Tuesday, December 28, 2021

Philaenis, Adoption, and Motherhood

 According to Greek lore, Philaenis was a woman author who wrote a treatise on erotic arts. Because of this, the name Philaenis was used for a stock character of a woman who exceeded Greco-Roman gender roles. Whether she showed excessive lust, same-sex desire, or had children out of wedlock, the name Philaenis was used as an umbrella-term to cover these "unladylike" behaviors.  In these poems, the name Philaenis is used for a woman who adopts a child instead of birthing one. 

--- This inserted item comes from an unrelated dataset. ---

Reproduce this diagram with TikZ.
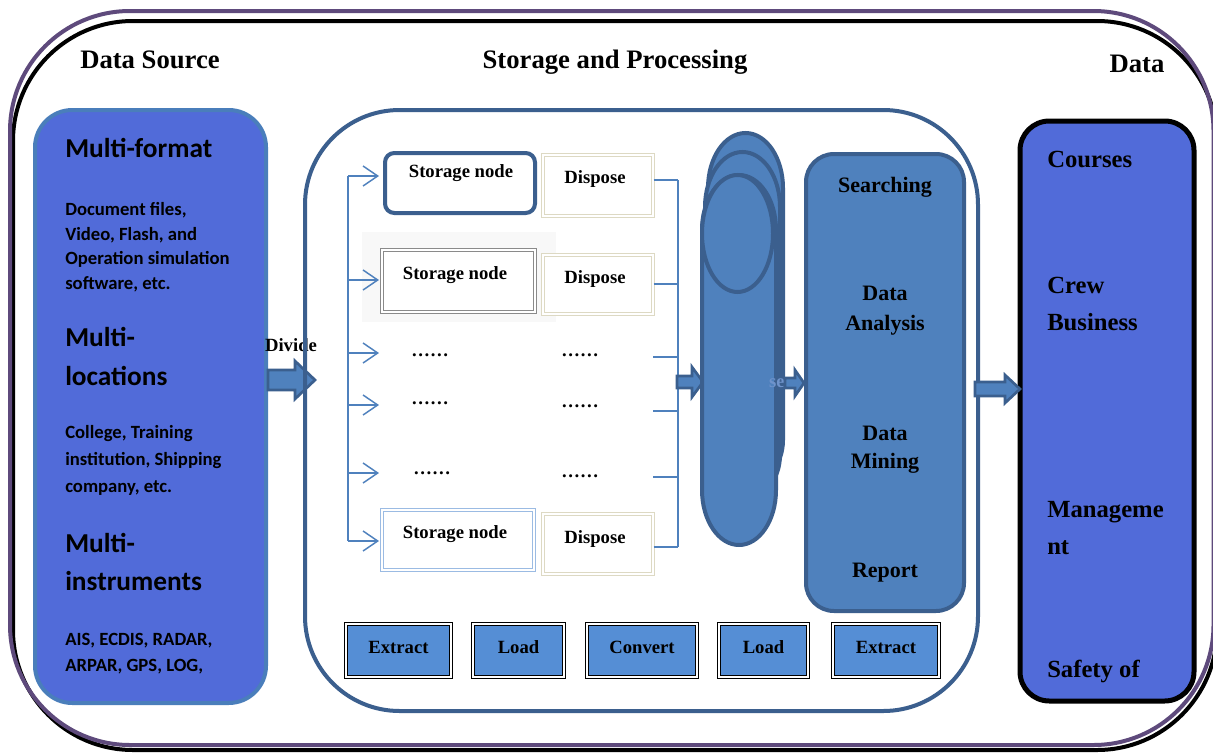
\documentclass[tikz,border=0pt]{standalone}
\usepackage{fontspec}
\setmainfont{Liberation Serif}
\newfontfamily\carl{Carlito}
\usetikzlibrary{arrows.meta,fit}
\definecolor{frameP}{HTML}{5E4A7C}
\definecolor{srcfill}{HTML}{516BD9}
\definecolor{srcedge}{HTML}{4A7EBB}
\definecolor{dkblue}{HTML}{3B5F8E}
\definecolor{midblue}{HTML}{4F81BD}
\definecolor{btnblue}{HTML}{558ED5}
\definecolor{beige}{HTML}{DDD9C3}
\definecolor{ltblue}{HTML}{9BBBE3}
\definecolor{grayb}{HTML}{8A8A8A}
\definecolor{faintse}{HTML}{6F93CB}
\definecolor{faintgray}{HTML}{F8F8F8}
\newcommand{\blockarr}[6]{%
  \draw[blockarrow] (#1,#4-#5) -- (#2,#4-#5) -- (#2,#4-#6) -- (#3,#4) -- (#2,#4+#6) -- (#2,#4+#5) -- (#1,#4+#5) -- cycle;}
\begin{document}
\begin{tikzpicture}[x=0.75pt,y=-0.75pt,
  title/.style={font=\fontsize{20}{24}\selectfont\bfseries, anchor=base, inner sep=0},
  bigS/.style={font=\carl\fontsize{20.5}{24}\selectfont\bfseries, anchor=base west, inner sep=0},
  smallS/.style={font=\carl\fontsize{14}{17}\selectfont\bfseries, anchor=base west, inner sep=0},
  lbl/.style={font=\fontsize{14}{17}\selectfont\bfseries, anchor=base, inner sep=0},
  proc/.style={font=\fontsize{16.5}{20}\selectfont\bfseries, anchor=base, inner sep=0},
  outtxt/.style={font=\fontsize{18.5}{22}\selectfont\bfseries, anchor=base west, inner sep=0},
  dbl/.style={inner sep=0, double=white, double distance=1.5pt, line width=0.8pt},
  btn/.style={inner sep=0, draw=black, double=white, double distance=1.6pt, line width=0.9pt, fill=btnblue},
  blockarrow/.style={fill=midblue, draw=dkblue, line width=2pt, line join=miter},
  thinline/.style={draw=midblue, line width=1.1pt},
  thinarrow/.style={draw=midblue, line width=1.1pt, -{Straight Barb[length=11pt,width=15pt,line width=1.1pt]}},
  capsule/.style={fill=midblue, draw=dkblue, line width=3pt}
]
\useasboundingbox (0,0) rectangle (1213,753);
\fill[white] (0,0) rectangle (1213,753);

% outer frame
\draw[black, line width=3pt, rounded corners=90pt] (13,21) rectangle (1217,750);
\draw[frameP, line width=3pt, rounded corners=90pt] (10,11) rectangle (1213.5,745);

% titles
\node[title] (tsrc) at (150,68) {Data Source};
\node[title] (tsp) at (615,68) {Storage and Processing};
\node[title] (tdata) at (1137,72) {Data};

% data source box
\node[fit={(35,110)(266,703)}, inner sep=0, draw=srcedge, fill=srcfill, line width=3pt, rounded corners=28pt] (src) {};
\node[bigS] (s1) at (65,157) {Multi-format};
\node[smallS] (s2) at (65,215) {Document files,};
\node[smallS] (s3) at (65,240) {Video, Flash, and};
\node[smallS] (s4) at (65,264) {Operation simulation};
\node[smallS] (s5) at (65,289) {software, etc.};
\node[bigS] (s6) at (65,346) {Multi-};
\node[bigS] (s7) at (65,385) {locations};
\node[smallS] (s8) at (65,438) {College, Training};
\node[smallS] (s9) at (65,465) {institution, Shipping};
\node[smallS] (s10) at (65,492) {company, etc.};
\node[bigS] (s11) at (65,552) {Multi-};
\node[bigS] (s12) at (65,590) {instruments};
\node[smallS] (s13) at (65,645) {AIS, ECDIS, RADAR,};
\node[smallS] (s14) at (65,671) {ARPAR, GPS, LOG,};

% divide arrow
\node[lbl] (divt) at (291,351) {Divide};
\blockarr{268}{295}{315}{380}{10}{19}

% container
\node[fit={(305,110)(978,711)}, inner sep=0, draw=dkblue, line width=3pt, rounded corners=71pt] (cont) {};

% faint shade behind second storage node
\fill[faintgray] (362,232) rectangle (556,322);

% storage nodes
\node[fit={(385,153)(535,213)}, inner sep=0, draw=dkblue, line width=3pt, rounded corners=7pt] (sn1) {};
\node[fit={(382,250)(535,312)}, dbl, draw=grayb, fill=white] (sn2) {};
\node[fit={(382,510)(534,570)}, dbl, draw=ltblue] (sn3) {};
\node[lbl] (sn1t) at (461,177) {Storage node};
\node[lbl] (sn2t) at (455,279) {Storage node};
\node[lbl] (sn3t) at (455,538) {Storage node};

% dispose
\node[fit={(543,155)(653,216)}, dbl, draw=beige, fill=white] (dp1) {};
\node[fit={(543,255)(653,314)}, dbl, draw=beige, fill=white] (dp2) {};
\node[fit={(543,514)(653,574)}, dbl, draw=beige, fill=white] (dp3) {};
\node[lbl] (dp1t) at (595,183) {Dispose};
\node[lbl] (dp2t) at (595,283) {Dispose};
\node[lbl] (dp3t) at (595,543) {Dispose};

% dots
\node[lbl] (dl1) at (430,356) {……};
\node[lbl] (dl2) at (430,404) {……};
\node[lbl] (dl3) at (432,474) {……};
\node[lbl] (dr1) at (580,356) {……};
\node[lbl] (dr2) at (580,407) {……};
\node[lbl] (dr3) at (580,477) {……};

% distribution lines
\coordinate (d1) at (348,176);
\coordinate (d2) at (348,280);
\coordinate (d3) at (348,353);
\coordinate (d4) at (348,405);
\coordinate (d5) at (348,473);
\coordinate (d6) at (348,541);
\coordinate (t1) at (379,176);
\coordinate (t2) at (379,280);
\coordinate (t3) at (379,353);
\coordinate (t4) at (379,405);
\coordinate (t5) at (379,473);
\coordinate (t6) at (379,541);
\draw[thinline] (d1) -- (d6);
\foreach \i in {1,...,6}{\draw[thinarrow] (d\i) -- (t\i);}

% collection lines
\coordinate (c1) at (678,180);
\coordinate (c2) at (678,284);
\coordinate (c3) at (678,357);
\coordinate (c4) at (678,411);
\coordinate (c5) at (678,477);
\coordinate (c6) at (678,547);
\coordinate (e3) at (653,357);
\coordinate (e4) at (653,411);
\coordinate (e5) at (653,477);
\draw[thinline] (c1) -- (c6);
\draw[thinline] (dp1.east|-c1) -- (c1);
\draw[thinline] (dp2.east|-c2) -- (c2);
\draw[thinline] (e3) -- (c3);
\draw[thinline] (e4) -- (c4);
\draw[thinline] (e5) -- (c5);
\draw[thinline] (dp3.east|-c6) -- (c6);

% arrow into database
\blockarr{677}{692}{703}{382}{6}{15}

% database capsules
\draw[capsule] (708,188) arc[start angle=180,end angle=360,x radius=37.5,y radius=55] -- (783,440) arc[start angle=0,end angle=180,x radius=37.5,y radius=45] -- cycle;
\draw[capsule] (705,207) arc[start angle=180,end angle=360,x radius=37.5,y radius=55] -- (780,455) arc[start angle=0,end angle=180,x radius=37.5,y radius=45] -- cycle;
\draw[capsule] (702,230) arc[start angle=180,end angle=360,x radius=37,y radius=55] -- (776,490) arc[start angle=0,end angle=180,x radius=37,y radius=55] -- cycle;
\draw[capsule] (737.5,233.5) ellipse[x radius=35.5, y radius=58.5];
\node[font=\fontsize{14}{17}\selectfont\bfseries, text=faintse, anchor=base, inner sep=0] (se) at (777,387) {se};

% arrow to processing
\blockarr{785}{795}{804}{383}{5}{13}

% processing box
\node[fit={(806,154)(964,611)}, inner sep=0, fill=midblue, draw=dkblue, line width=3pt, rounded corners=21pt] (proc) {};
\node[proc] (p1) at (885,192) {Searching};
\node[proc] (p2) at (885,300) {Data};
\node[proc] (p3) at (885,330) {Analysis};
\node[proc] (p4) at (885,440) {Data};
\node[proc] (p5) at (885,468) {Mining};
\node[proc] (p6) at (885,577) {Report};

% output box
\node[fit={(1020,121)(1194,701)}, inner sep=0, fill=srcfill, draw=black, line width=3.75pt, rounded corners=22pt] (out) {};
\node[outtxt] (o1) at (1047,167) {Courses};
\node[outtxt] (o2) at (1047,293) {Crew};
\node[outtxt] (o3) at (1047,330) {Business};
\node[outtxt] (o4) at (1047,517) {Manageme};
\node[outtxt] (o5) at (1047,554) {nt};
\node[outtxt] (o6) at (1047,677) {Safety of};

% arrow to output
\blockarr{975}{1005}{1020}{389}{7}{14}

% bottom buttons
\node[fit={(346,624)(451,677)}, btn] (b1) {};
\node[fit={(473,624)(564,677)}, btn] (b2) {};
\node[fit={(587,624)(697,677)}, btn] (b3) {};
\node[fit={(719,624)(808,677)}, btn] (b4) {};
\node[fit={(833,624)(939,677)}, btn] (b5) {};
\node[lbl] (b1t) at (b1.center|-0,653) {Extract};
\node[lbl] (b2t) at (b2.center|-0,653) {Load};
\node[lbl] (b3t) at (b3.center|-0,653) {Convert};
\node[lbl] (b4t) at (b4.center|-0,653) {Load};
\node[lbl] (b5t) at (b5.center|-0,653) {Extract};
\end{tikzpicture}
\end{document}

Non in ventre quae-conoeperat Philaenium Heliodoro

filiam peperit sponte fortuito.

Hoc autem de filia contristato, sex interponit

dies, et eniti se filium puerum dixit.

Sic Bubastis a-munere-solvitur: si enim quaeque

pariet ut illa, quid deae erit respectus?

οὐκ ἐν ῾γαστρὶ λαβοῦσα Φιλαίνιον Ἡλιοδώρῳ

θήλειαν τίκτει παῖδ᾽ ἀπὸ ταὐτομάτου.

τοῦ δ᾽ ἐπὶ θηλείῃ λυπουμένου, ἓξ διαλείπει

ἤματα, καὶ τίκτειν ἄρσενα παῖδ᾽ ἔφατο.

οὕτως Βούβαστις καταλύεται: εἰ γὰρ ἑκάστη

τέξεται ὡς αὐτή, τίς θεοῦ ἐστι λόγος;

Philaenis gave birth to a daughter by herself, 

without Heliodorus. When he was upset at the child’s sex,

Six days later, she is said to have given him a son.

I guess we don’t need to worship fertility goddesses:

If everyone gives birth like her, what purpose will they serve?

--Nicharchus, Greek Anthology XI.18; Translated into Latin by Hugo Grotius




A Grieving Mother Dealing with Loss

Name:   Philippus of Thessolonica

Date    1st century CE

Region:  Thessalonica [modern Greece]

Citation: Greek Anthology 9.254

Every child that I have birthed—

Died.

I, Philaenis, a mother pregnant with grief

Who saw my third child buried,

Adopted another’s baby,

Hoping that a child I didn’t birth

Would live.

And so I adopted an unexpected child from a fertile mother.

But a demon wanted me

To not have the gift of another mother.

And now my adopted child has died!

I have become a source of grief

To even another’s mother.

 

ἡ πυρὶ πάντα τεκοῦσα Φιλαίνιον, ἡ βαρυπενθὴς

μήτηρ, ἡ τέκνων τρισσὸν ἰδοῦσα τάφον,

ἀλλοτρίαις ὠδῖσιν ἐφώρμισα: ἦ γὰρ ἐώλπειν

πάντως μοι ζήσειν τοῦτον ὃν οὐκ ἔτεκον.

ἡ δ᾽ εὔπαις θετὸν υἱὸν ἀνήγαγον ἀλλά με δαίμων.

ἤθελε μηδ᾽ ἄλλης μητρὸς ἔχειν χάριτα.

κληθεὶς ἡμέτερος γὰρ ἀπέφθιτο: νῦν δὲ τεκούσαις

ἤδη καὶ λοιπαῖς πένθος ἐγὼ γέγονα.

 Quae flammae cuncta peperi Philaenium, quae gravem

mater, quae puerorum ternum vidi sepulcrum, luctum

in-alienis partibus acquievi: sane enim speraveram

fore ut omnino mihi viveret hic quem non pepereram.

Ego tot-liberorum-mater subditum educabam. Sed me daemon

voluit ne alius quidem matris habere donum. Daimon

Vocatus enim noster periit. Nunc vero matribus

iam et reliquis luctus ego facta-sum.

Translated into Latin by Johann Friedrich Duebner


Philippus of Thessalonica [Philippus Epigrammaticus; 1st century CE] wrote Greek poetry during the first century CE, but is famous for creating a new, expanded edition of the Greek Anthology.